E a melhor sinalização de que o governo pretende mesmo que a economia seja reativada encontra-se no domínio da política monetária. A SELIC deve ser reduzida! Esse é o ponto de partida fundamental. Já se perdeu uma oportunidade de ouro, quando da realização da primeira reunião do Comitê de Política Monetária (COPOM) sob a nova direção da economia. Naquele encontro de 19 e 20 de janeiro acabou por prevalecer a chamada estratégia do “bode na sala”. Houve tanto bombardeio por parte do financismo através dos meios de comunicação pela elevação ainda maior da taxa oficial de juros, que a simples decisão de não aumentá-la terminou por oferecer a equivocada sensação de alívio.
Tiraram o bode na sala e muita gente se sentiu respirando com menos sufoco. Houve mesmo até quem cantasse vitória, quando Tombini cedeu às recomendações do FMI e coordenou uma deliberação no colegiado pela manutenção da SELIC no elevadíssimo patamar de 14,25% anuais. No entanto, não basta essa conduta tímida diante das pressões exercidas pela banca. Recuperar o crescimento da economia do mundo real implica em modificar a estrutura de ganhos trilionários do sistema financeiro. Basta verificar os balanços dos bancos e das demais empresas da indústria e dos serviços.
COPOM deve reduzir os juros.
Apesar do quadro generalizado de perdas, falências, recessão e desemprego, o financismo é o único setor a exibir lucros crescentes e incessantes. E um dos fatores que contribuem para tal realidade vergonhosa é, sem dúvida alguma, o nível cronicamente estratosférico de nossa taxa de juros.
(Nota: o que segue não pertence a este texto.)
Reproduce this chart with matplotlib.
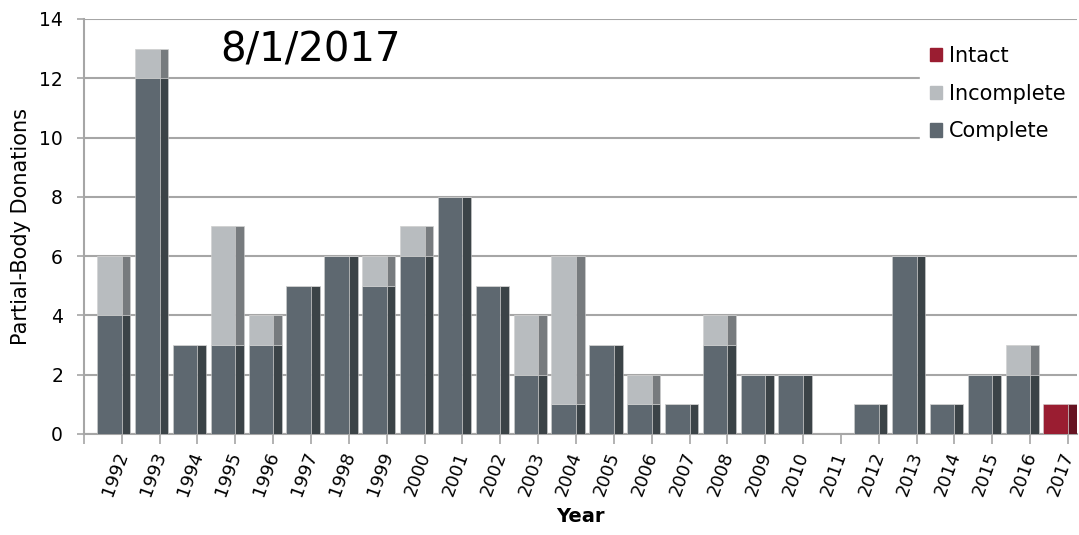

Esse fato inviabiliza, já logo na raiz, qualquer outro tipo de atividade que não seja a especulação financeira.
A tarefa para os próximos dias deve se concentrar na luta pela redução efetiva da SELIC na próxima reunião do COPOM. Nos dias 1 e 2 de março o colegiado voltará a se reunir e seus integrantes devem ser sensibilizados para tal mudança de postura. Não existe caminho possível para o desenvolvimento social e econômico com tal patamar de taxa de juros. É hora de o governo superar a simples retórica da mudança e oferecer medidas concretas para que esse objetivo possa ser atingido.